Pacific Tsunami Warning Center defends controversial move
FORD ISLAND (HawaiiNewsNow) - Scientists at the Pacific Tsunami Warning Center in Ewa Beach have started moving into a multi-million dollar facility on Ford Island. The agency's director said the new site will help improve tsunami monitoring while also bringing employees closer to partners such as the International Tsunami Information Center. Opponents, however, are worried about what could happen during a disaster.
The PTWC has outgrown its Ewa Beach building from the early 1960's. Staff members are moving into their new third-floor offices which are more than 80 feet above sea level, according to the facility's director.
"We're very happy with this move even though it seems like, gosh, we're awfully close to the ocean," said PTWC director Chip McCreery. "Here on Ford Island, there's not a big tsunami threat even from the biggest threats Hawaii might face."

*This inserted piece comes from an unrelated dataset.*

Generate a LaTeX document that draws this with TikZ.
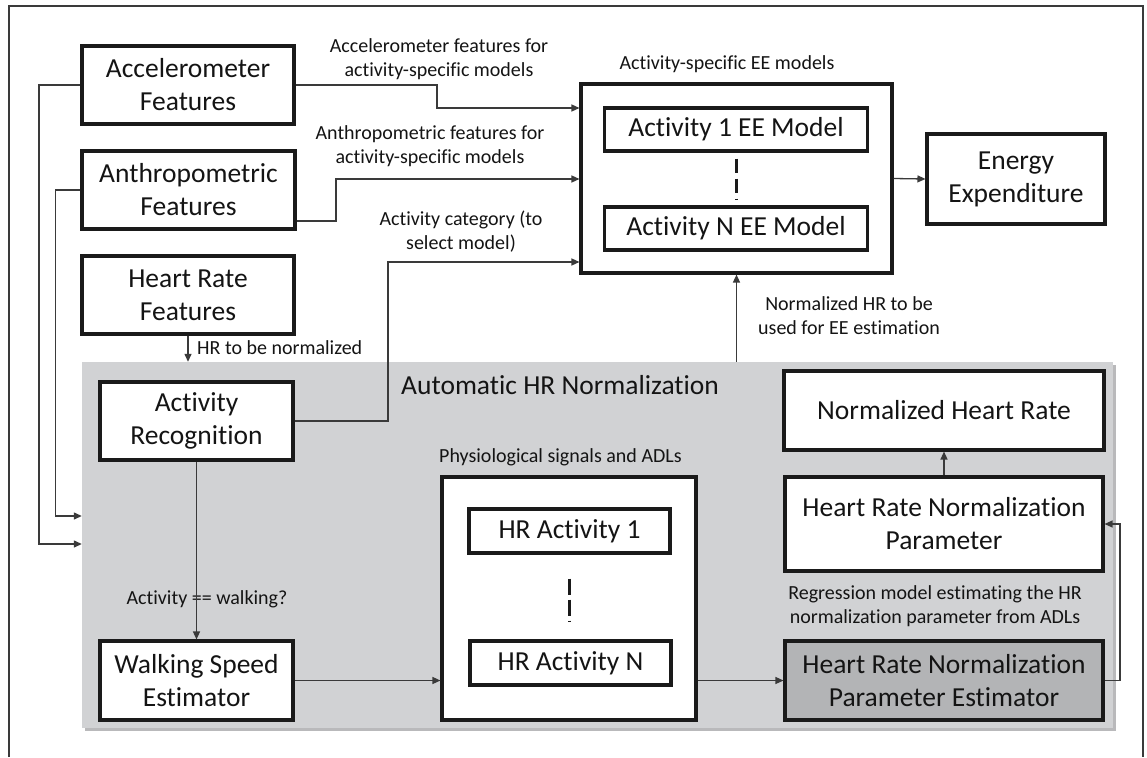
\documentclass[tikz,border=0pt]{standalone}
\usepackage{fontspec}
\setmainfont{Carlito}[Ligatures=NoCommon]
\usetikzlibrary{arrows.meta}
\definecolor{grayreg}{HTML}{D1D2D4}
\definecolor{graydark}{HTML}{B3B4B6}
\definecolor{shadowc}{HTML}{B9B9BB}
\definecolor{linec}{HTML}{3A3A3A}
\definecolor{boxc}{HTML}{1A1A1A}
\definecolor{txtc}{HTML}{141414}
\begin{document}
\begin{tikzpicture}[x=1pt,y=-1pt,
  box/.style={draw=boxc, line width=3.1pt, fill=white, align=center, inner sep=0pt,
    font=\fontsize{27.5}{33}\selectfont, text=txtc},
  lbl/.style={align=center, inner sep=0pt, font=\fontsize{20}{24}\selectfont, text=txtc},
  conn/.style={draw=linec, line width=1.3pt, -{Triangle[length=8pt,width=7pt]}},
  dsh/.style={draw=boxc, line width=3pt, dash pattern=on 14pt off 6pt}]
\useasboundingbox (0,0) rectangle (1147,757);
\fill[white] (0,0) rectangle (1147,757);
% outer frame
\draw[linec, line width=1.3pt] (9,757) -- (9,6) -- (1143,6) -- (1143,757);
% gray region with shadow
\fill[shadowc] (85,365) rectangle (1116,731);
\node[fill=grayreg, minimum width=1031pt, minimum height=366pt, inner sep=0pt] (auto) at (597.5,545) {};
\node[anchor=west, inner sep=0pt, font=\fontsize{27.5}{33}\selectfont, text=txtc] (autolbl) at (401,385) {Automatic HR Normalization};
% top-left boxes
\node[box, minimum width=212pt, minimum height=78pt] (acc) at (188,85) {Accelerometer\\Features};
\node[box, minimum width=213pt, minimum height=78pt] (ant) at (188.5,190) {Anthropometric\\Features};
\node[box, minimum width=212pt, minimum height=78pt] (hrf) at (188,295) {Heart Rate\\Features};
% EE models
\node[box, minimum width=311pt, minimum height=189pt] (EEm) at (736.5,178.5) {};
\node[box, minimum width=263pt, minimum height=43pt] (a1m) at (736,129.5) {Activity 1 EE Model};
\node[box, minimum width=263pt, minimum height=43pt] (anm) at (736,228.5) {Activity N EE Model};
\draw[dsh] ([yshift=-6pt]a1m.south) -- ([yshift=5pt]anm.north);
\node[lbl] (EEmlbl) at (727,64) {Activity-specific EE models};
\node[box, minimum width=178pt, minimum height=90pt] (en) at (1016,179) {Energy\\Expenditure};
% inside gray region
\node[box, minimum width=193pt, minimum height=78pt] (ar) at (196.5,421) {Activity\\Recognition};
\node[box, minimum width=193pt, minimum height=79pt] (wse) at (196.5,680.5) {Walking Speed\\Estimator};
\node[box, minimum width=254pt, minimum height=243pt] (phys) at (569,598.5) {};
\node[box, minimum width=201pt, minimum height=44pt] (hr1) at (569.5,531) {HR Activity 1};
\node[box, minimum width=201pt, minimum height=44pt] (hrn) at (570.5,663) {HR Activity N};
\coordinate (dtop) at ([yshift=-24pt]hr1.south);
\coordinate (dbot) at ([yshift=18pt]hrn.north);
\draw[dsh, dash pattern=on 16pt off 5pt] (dtop) -- (dtop |- dbot);
\node[lbl, anchor=west] (physlbl) at (439,457) {Physiological signals and ADLs};
\node[box, minimum width=320pt, minimum height=79pt] (nhr) at (944,410.5) {Normalized Heart Rate};
\node[box, minimum width=318pt, minimum height=94pt] (hrnp) at (944,524) {Heart Rate Normalization\\Parameter};
\node[box, fill=graydark, minimum width=318pt, minimum height=79pt] (est) at (944,680.5) {Heart Rate Normalization\\Parameter Estimator};
% labels
\node[lbl] (l1lbl) at (439,59) {Accelerometer features for\\activity-specific models};
\node[lbl] (l2lbl) at (430,146.5) {Anthropometric features for\\activity-specific models};
\node[lbl] (l3lbl) at (461,231.5) {Activity category (to\\select model)};
\node[lbl] (l4lbl) at (849,316) {Normalized HR to be\\used for EE estimation};
\node[lbl, anchor=west] (l5lbl) at (197,348) {HR to be normalized};
\node[lbl] (l6lbl) at (207,599) {Activity == walking?};
\node[lbl] (l7lbl) at (935,606) {Regression model estimating the HR\\normalization parameter from ADLs};
% connectors
\coordinate (b1) at (437,85);
\coordinate (b2) at (437,108);
\draw[conn] (acc.east) -- (b1) -- (b2) -- (b2 -| EEm.west);
\coordinate (c1) at (336,221);
\coordinate (c2) at (336,179);
\draw[conn] (c1 -| ant.east) -- (c1) -- (c2) -- (c2 -| EEm.west);
\coordinate (d1) at (388,262);
\draw[conn] (ar.east) -| (d1) -- (d1 -| EEm.west);
\draw[conn] (EEm.east) -- (en.west);
\draw[conn] (auto.north -| EEm.south) -- (EEm.south);
\draw[conn] (hrf.south) -- (hrf.south |- auto.north);
\coordinate (e1) at (39,544);
\draw[conn] (acc.west) -| (e1) -- (e1 -| auto.west);
\coordinate (e2) at (55.5,516);
\draw[conn] (ant.west) -| (e2) -- (e2 -| auto.west);
\draw[conn] (ar.south) -- (wse.north);
\draw[conn] (wse.east) -- (wse.east -| phys.west);
\draw[conn] (phys.east |- est.west) -- (est.west);
\coordinate (r1) at (1120,680.5);
\draw[conn] (est.east) -- (r1) |- (hrnp.east);
\draw[conn] (hrnp.north) -- (nhr.south);
\end{tikzpicture}
\end{document}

Despite reassurances, critics believe the new site is vulnerable to a tsunami or hurricane. According to them, Diamond Head would have been a better choice to be close to Hawaii State Civil Defense.
"I was fighting it saying we should be probably, not stay here (Ewa Beach), but we moved at elevation perhaps. Robust in and out to the place and to the people we give warnings to, the State Civil Defense," said Barry Hirshorn, Pacific Region chair of the National Weather Service Employees Union.
The National Oceanic and Atmospheric Administration is consolidating 12 facilities across Oahu into the $331 million Daniel K. Inouye Regional Center. No rent is being paid to the U.S. Navy for the 35 acre parcel. NOAA officials said the cost benefit in direct operations alone is more than $3 million a year.
"This center allows the tsunami warning center to put out forecasts and warnings faster, more efficiently, and with greater bandwidth, and transmit a lot more data along the network," said Steve Gallagher, site manager for the Inouye Regional Center.
Opponents are also concerned about employee access across the Ford Island bridge during an emergency.
"I just thought it was a very bad idea to move us from one potentially dangerous area to another potentially dangerous area," Hirshorn said.
A Navy spokesperson said that since the span was built in 1998, it has never been closed due to a natural disaster.
"I think the risks of locating here have been completely overblown and we've carefully looked at that. NOAA is a public safety agency. We look at that first," said Gallagher.
New equipment will allow the old warning center in Ewa Beach and the new one on Ford Island to run simultaneously until extensive testing is done. The transition is expected to be finished by early fall.
If the Ford Island facility fails during a disaster, the National Tsunami Warning Center in Alaska would be the backup.